You will also love these one-pot rice dishes
One Pot Spinach Rice
Ingredients
- 1 cup white rice (rinsed and drained)
- 2-3 cups fresh baby spinach
- 2 tomatoes diced
- 1 medium onion diced
- 2-3 cloves garlic minced
- 1 cup pinto beans canned (rinsed and drained)
- 2 cup chicken stock low sodium (or vegetable stock or water if vegan)
- 1 ½ teaspoon curry powder
- 1 teaspoon cooking oil
- salt and pepper
Instructions
- Heat oil in a large skillet on medium heat. Add garlic and saute until fragrant for about 30 sec
- Add onion and saute until translucent. Then add diced tomatoes and cook them until they soften for about 3-4 mins
- Add spinach, beans, rice and cook for a couple of minutes. Now add water, chicken stock or vegetable stock (if vegan) and bring the mixture to a boil
- Season with curry powder, salt and pepper. Adjust salt and pepper according to taste
- Simmer the rice mixture for 18-20 min (or until rice is tender) on low heat with lid on
- Turn off the heat and serve warm to enjoy this nutritious spinach rice
Nutrition
Tools & Equipments
This post contains affiliate links. For more information on our Affiliate and Advertising Policy, please click here.

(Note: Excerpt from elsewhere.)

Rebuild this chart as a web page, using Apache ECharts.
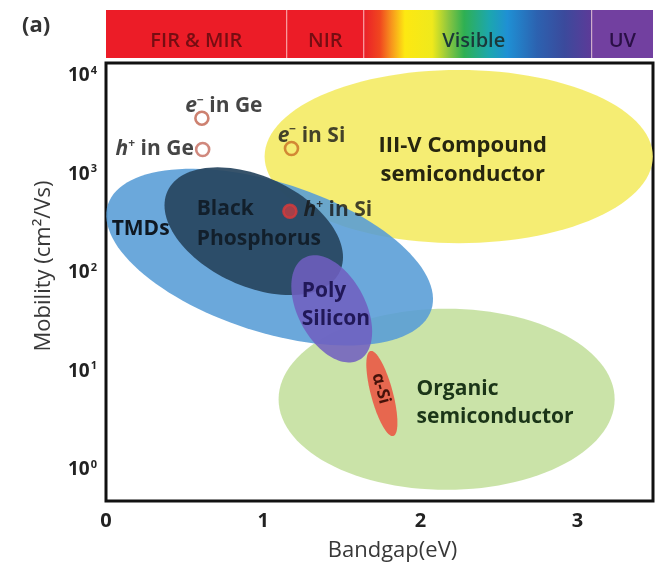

This recipe is to easy and awesome!!!
I make my own chicken broth that I added, I also added lime zest after I turned off the stove and squeeed 1 line. Everything else was perfectly addicting!!! Love love love
Thank-you for the wonderful recipe. It was yummy, and so quick and easy to make.
Thumbs up!
I’m sorry if this is a dumb question but I’m a complete beginner. Should I cook the rice first or use raw rice for this recipe? Can I susbstitute brown rice?
Hi, I used raw white rice in this recipe. You can use brown rice as well if you prefer.
However, brown rice will take a longer time to cook than mentioned in the recipe (if rice starts to stick at the bottom, you may also need to add more water).
Let us know your feedback when you try this dish!
I made this tonight for dinner for my family of 3 and everyone loved it. Perfect ratios, great curry flavor and I love that this is truly a one pot meal. Great recipe! Thanks!
Lovely, I quickly fried some whole cumin seeds before frying garlic and onion and sprinkled with some garam Masala at the end end. Also swapped pinto for butter beans and threw in some fresh chillies. Worked a treat. Tasty vegan dinner. Thank you. ????
Super yummy! I didn’t have any fresh tomatoes so I used canned fire roasted with garlic, and I added some diced yellow, red, and orange bell peppers. So quick, easy, and filling!
OH MY GOSH – this tasted SO DELICIOUS!! I’m soooo pleased with the recipe. It tasted amazingly delicious and was very quick to make too. Because this was so good, I’m going to check out your other recipes now! THANK YOU!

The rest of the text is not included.